Node development teams which have agreed to implement a proposal should collaborate with each other to ensure that they are able to deliver the code for that proposal in parallel. This will require prioritization, which may in turn require funding. Each team implementing the change should estimate the costs to implement it and decide whether they need external funding in order to implement the change. If funding is required, the teams will create a multi-sig address to receive funds and solicit donations for the work. The funding hurdle serves as a second check on the desirability of a change from users and miners. If funding goals are not met, the proposal may be shelved until a later date when the developers believe there is sufficient demand to create a successful funding drive.

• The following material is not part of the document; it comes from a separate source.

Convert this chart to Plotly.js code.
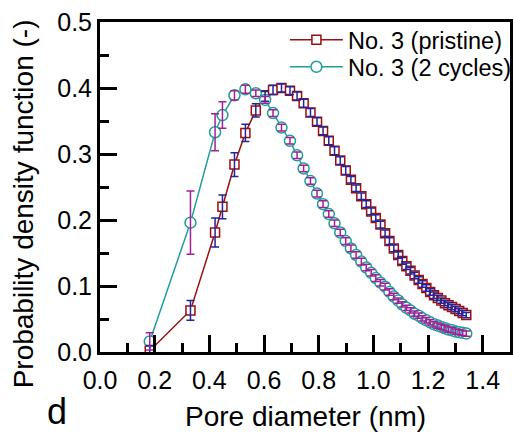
<!DOCTYPE html>
<html>
<head>
<meta charset="utf-8">
<script src="https://cdn.plot.ly/plotly-3.0.1.min.js"></script>
<style>html,body{margin:0;padding:0;background:#fff;}#chart{width:513px;height:433px;}</style>
</head>
<body>
<div id="chart"></div>
<script>
const poreDiameter = [0.182, 0.331, 0.421, 0.448, 0.492, 0.532, 0.570, 0.604, 0.633, 0.664,
  0.695, 0.721, 0.745, 0.770, 0.794, 0.816, 0.837, 0.858, 0.879, 0.899,
  0.918, 0.937, 0.956, 0.974, 0.992, 1.009, 1.026, 1.043, 1.059, 1.075,
  1.091, 1.106, 1.121, 1.136, 1.151, 1.166, 1.180, 1.194, 1.208, 1.222,
  1.236, 1.249, 1.262, 1.275, 1.288, 1.301, 1.314, 1.327, 1.340];
const pristinePdf = [0.002, 0.063, 0.181, 0.220, 0.284, 0.332, 0.366, 0.388, 0.397, 0.400,
  0.396, 0.388, 0.377, 0.363, 0.349, 0.335, 0.320, 0.305, 0.290, 0.275,
  0.261, 0.248, 0.236, 0.224, 0.213, 0.203, 0.193, 0.180, 0.168, 0.157,
  0.147, 0.138, 0.130, 0.123, 0.116, 0.109, 0.103, 0.097, 0.091, 0.086,
  0.082, 0.078, 0.074, 0.071, 0.068, 0.065, 0.062, 0.059, 0.056];
const pristineErr = [0.008, 0.015, 0.022, 0.018, 0.018, 0.013, 0.010, 0.008, 0.007, 0.006,
  0.006, 0.006, 0.006, 0.006, 0.006, 0.006, 0.006, 0.006, 0.006, 0.006,
  0.005, 0.005, 0.005, 0.005, 0.005, 0.005, 0.005, 0.005, 0.005, 0.005,
  0.005, 0.005, 0.005, 0.005, 0.005, 0.005, 0.005, 0.005, 0.005, 0.005,
  0.004, 0.004, 0.004, 0.004, 0.004, 0.004, 0.004, 0.004, 0.004];
const cyclesPdf = [0.016, 0.196, 0.333, 0.359, 0.389, 0.398, 0.392, 0.382, 0.362, 0.340,
  0.320, 0.298, 0.278, 0.259, 0.240, 0.224, 0.209, 0.195, 0.181, 0.168,
  0.157, 0.147, 0.137, 0.128, 0.120, 0.112, 0.105, 0.099, 0.091, 0.084,
  0.078, 0.072, 0.067, 0.063, 0.058, 0.055, 0.051, 0.048, 0.045, 0.042,
  0.040, 0.038, 0.036, 0.034, 0.033, 0.031, 0.030, 0.029, 0.028];
const cyclesErr = [0.013, 0.048, 0.028, 0.020, 0.007, 0.006, 0.005, 0.005, 0.005, 0.005,
  0.005, 0.005, 0.005, 0.005, 0.005, 0.005, 0.005, 0.005, 0.005, 0.005,
  0.005, 0.005, 0.005, 0.005, 0.005, 0.005, 0.005, 0.005, 0.005, 0.005,
  0.004, 0.004, 0.004, 0.004, 0.004, 0.004, 0.004, 0.004, 0.004, 0.004,
  0.004, 0.004, 0.004, 0.004, 0.004, 0.004, 0.004, 0.004, 0.004];
const seriesNames = ['No. 3 (pristine)', 'No. 3 (2 cycles)'];
const xTickVals = [0.0, 0.2, 0.4, 0.6, 0.8, 1.0, 1.2, 1.4];
const yTickVals = [0.0, 0.1, 0.2, 0.3, 0.4, 0.5];

const FONT = 'Arial, "Liberation Sans", sans-serif';
const RED = '#9a0f0f', TEAL = '#1f9f9a', BLUE = '#23239a', PURPLE = '#a0209a';

const traces = [
  {x: poreDiameter, y: pristinePdf, name: seriesNames[0], type: 'scatter', mode: 'lines+markers',
   legend: 'legend',
   line: {color: RED, width: 1.5},
   marker: {symbol: 'square', size: 9, color: 'white', line: {color: RED, width: 1.5}}},
  {x: poreDiameter, y: cyclesPdf, name: seriesNames[1], type: 'scatter', mode: 'lines+markers',
   legend: 'legend2',
   line: {color: TEAL, width: 1.5},
   marker: {symbol: 'circle', size: 11, color: 'white', line: {color: TEAL, width: 1.5}}},
  {x: poreDiameter, y: pristinePdf, type: 'scatter', mode: 'markers', showlegend: false, hoverinfo: 'skip',
   marker: {size: 1, color: 'rgba(0,0,0,0)'},
   error_y: {type: 'data', array: pristineErr, visible: true, color: BLUE, thickness: 1.5, width: 4}},
  {x: poreDiameter, y: cyclesPdf, type: 'scatter', mode: 'markers', showlegend: false, hoverinfo: 'skip',
   marker: {size: 1, color: 'rgba(0,0,0,0)'},
   error_y: {type: 'data', array: cyclesErr, visible: true, color: PURPLE, thickness: 1.5, width: 4}}
];

const axisCommon = {
  showgrid: false, zeroline: false, showline: true, linecolor: '#000', linewidth: 3, mirror: true,
  ticks: 'inside', ticklen: 17, tickwidth: 3, tickcolor: '#000',
  tickfont: {family: FONT, size: 25, color: '#000'},
  minor: {ticks: 'inside', ticklen: 9, tickwidth: 3, tickcolor: '#000', showgrid: false}
};

const legendCommon = {xanchor: 'left', yanchor: 'middle', bgcolor: 'rgba(0,0,0,0)',
  font: {family: FONT, size: 23.5, color: '#000'}, itemwidth: 53};

const layout = {
  width: 513, height: 433,
  margin: {l: 100, r: 3, t: 22, b: 81, autoexpand: false},
  paper_bgcolor: '#fff', plot_bgcolor: '#fff',
  font: {family: FONT, color: '#000'},
  showlegend: true,
  legend: Object.assign({}, legendCommon, {x: 0.451, y: 1 - (40 - 22) / 330}),
  legend2: Object.assign({}, legendCommon, {x: 0.451, y: 1 - (67 - 22) / 330}),
  xaxis: Object.assign({}, axisCommon, {
    range: [0, 1.5], tickmode: 'array', tickvals: xTickVals, ticktext: xTickVals.map(v => v.toFixed(1)),
    ticklabelstandoff: 4,
    minor: Object.assign({}, axisCommon.minor, {dtick: 0.1, tick0: 0})
  }),
  yaxis: Object.assign({}, axisCommon, {
    range: [0, 0.5], tickmode: 'array', tickvals: yTickVals, ticktext: yTickVals.map(v => v.toFixed(1)),
    minor: Object.assign({}, axisCommon.minor, {dtick: 0.05, tick0: 0})
  }),
  annotations: [
    {text: 'Pore diameter (nm)', xref: 'paper', yref: 'paper', x: (307 - 100) / 412, y: -(433 - 352) / 330,
     xanchor: 'center', yanchor: 'bottom', showarrow: false, borderpad: 0,
     font: {family: FONT, size: 28, color: '#000'}},
    {text: 'Probability density function (-)', xref: 'paper', yref: 'paper', x: (23 - 100) / 412, y: (352 - 204) / 330,
     xanchor: 'center', yanchor: 'middle', textangle: -90, showarrow: false,
     font: {family: FONT, size: 28, color: '#000'}},
    {text: 'd', xref: 'paper', yref: 'paper', x: (46 - 100) / 412, y: -(433 - 352) / 330, xanchor: 'left', yanchor: 'bottom',
     showarrow: false, borderpad: 0, font: {family: FONT, size: 36, color: '#000'}}
  ]
};

Plotly.newPlot('chart', traces, layout, {displayModeBar: false, staticPlot: true});
</script>
</body>
</html>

After a proposal has been accepted, funded, and developed, miners will have a final chance to signal acceptance or rejection of a change before it is scheduled for activation. The precise mechanism of miner signaling is not addressed in this proposal, but it could be done using something like Javier Gonzalez’s Bitcoin Mining Parliament idea, traditional threshold-based activation, or even coinbase text signaling. This signaling should give others advance notice of the acceptance or rejection of a change. Depending on the specific mechanism used for miner voting, a change could be canceled if it fails to achieve miner consensus, or it could move forward and cause a chain split.
Readers may notice that this governance proposal does not claim to prevent all future chain splits. It is certainly the hope of the author that splits in the future will be minimized as much as possible, but this governance proposal should be considered a success as long as such splits are rare and well-communicated in advance to all stakeholders. The signs of a potential chain split should appear early in this process if the developer consortium from level 3 do not reach consensus. Lack of consensus at that stage signals to the community that more attention should be paid to the change and that they may need to start preparing for a chain split. This is a fact of life in a permissionless system and it must be acknowledged and accepted by all participants.